A columned shaft of fire and light she rose. The image — a single shaft of fire and light standing against piled abysses — is the canto's closing emblem. Savitri does not yet argue. She stands. Canto 2 will record what happens when, having stood, she begins to speak.
Connections
This canto fulfils what The Word of Fate foretold and Death in the Forest enacted. The descent of the symbol-form into the head-lotus completes the inward movement of The Finding of the Soul (where the Mother entered the heart-lotus and the Serpent rose to the crown); here the divinity takes up its station at the crown directly. Death as he appears here is the visible form of the negating Absolute met in Nirvana and the Discovery of the All-Negating Absolute; his arguments — only in human limits man lives safe, your transient loves bind not the eternal gods — are the personal-cosmic restatement of that Absolute's case.

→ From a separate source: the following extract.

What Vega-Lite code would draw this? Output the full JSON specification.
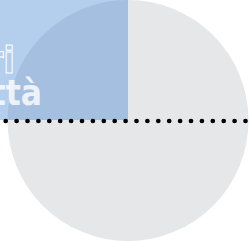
{
  "$schema": "https://vega.github.io/schema/vega-lite/v6.json",
  "width": 249,
  "height": 241,
  "autosize": {"type": "none"},
  "padding": 0,
  "background": "white",
  "config": {"view": {"stroke": null}},
  "datasets": {
    "circle": [{"cx": 128, "cy": 120.5}],
    "panel": [{"x0": 0, "x1": 128, "y0": 0, "y1": 120}],
    "labels": [
      {"tx": 15, "ty": 73, "text": "ri", "kind": "outline"},
      {"tx": 42, "ty": 105, "text": "ttà", "kind": "solid"}
    ],
    "line": [{"lx0": 0, "lx1": 249, "ly": 121}]
  },
  "layer": [
    {
      "data": {"name": "circle"},
      "mark": {"type": "point", "shape": "circle", "filled": true, "size": 58081, "color": "#e6e7e8", "opacity": 1},
      "encoding": {
        "x": {"field": "cx", "type": "quantitative", "scale": {"domain": [0, 249], "nice": false, "zero": false}, "axis": null},
        "y": {"field": "cy", "type": "quantitative", "scale": {"domain": [0, 241], "nice": false, "zero": false, "reverse": true}, "axis": null}
      }
    },
    {
      "data": {"name": "panel"},
      "mark": {"type": "rect", "color": "#3b7fd0", "opacity": 0.38},
      "encoding": {
        "x": {"field": "x0", "type": "quantitative"},
        "x2": {"field": "x1"},
        "y": {"field": "y0", "type": "quantitative"},
        "y2": {"field": "y1"}
      }
    },
    {
      "data": {"name": "labels"},
      "transform": [{"filter": "datum.kind === 'solid'"}],
      "mark": {"type": "text", "align": "right", "baseline": "alphabetic", "font": "DejaVu Sans Condensed, Roboto, sans-serif", "fontWeight": "bold", "fontSize": 35, "color": "#ffffff", "opacity": 0.8},
      "encoding": {
        "x": {"field": "tx", "type": "quantitative"},
        "y": {"field": "ty", "type": "quantitative"},
        "text": {"field": "text"}
      }
    },
    {
      "data": {"name": "labels"},
      "transform": [{"filter": "datum.kind === 'outline'"}],
      "mark": {"type": "text", "align": "right", "baseline": "alphabetic", "font": "DejaVu Sans Condensed, Roboto, sans-serif", "fontWeight": "bold", "fontSize": 38, "fill": "transparent", "stroke": "#ffffff", "strokeWidth": 1},
      "encoding": {
        "x": {"field": "tx", "type": "quantitative"},
        "y": {"field": "ty", "type": "quantitative"},
        "text": {"field": "text"}
      }
    },
    {
      "data": {"name": "line"},
      "mark": {"type": "rule", "color": "#000000", "strokeWidth": 4.7, "strokeCap": "round", "strokeDash": [0, 10.9], "strokeDashOffset": 5.2},
      "encoding": {
        "x": {"field": "lx0", "type": "quantitative"},
        "x2": {"field": "lx1"},
        "y": {"field": "ly", "type": "quantitative"}
      }
    }
  ]
}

The cosmic standing reached in The Discovery of the Cosmic Spirit and the Cosmic Consciousness is here operationally active — passionate instrument of an unmoved Power — rather than only realised. The three-figure procession (luminous Satyavan ahead, Death between, Savitri behind) is the canto's defining image and will hold across the rest of Book 9. The Sentinels of dumb Necessity that the road passes between echo the dwellers of the threshold from The Entry into the Inner Countries at a vastly larger scale.
Open questions
- Death's pity is structurally important. The figure offered here as Pitying is the same figure who in the Mahabharata original is impersonal — a god doing his task. Sri Aurobindo's choice to give him compassion is a doctrinal move that shapes the entire argument across Books 9–11; tracking how the pity is qualified or withdrawn in later passages is worth doing.
- The "she-eagle" simile is one of the few sustained animal-similes in the epic for Savitri specifically. Mapping the bird-imagery across the books may reveal a pattern.
- The "supreme identity" passage — she knew not self, forgotten was Savitri… her aim, joy, origin, Satyavan alone — is in a slight tension with the cosmic-consciousness passage in The Discovery of the Cosmic Spirit and the Cosmic Consciousness, where she found the One as her identity. Whether love-identity and cosmic-identity are the same fact under two aspects, or are sequential states, is a question the rest of Books 9–11 will test.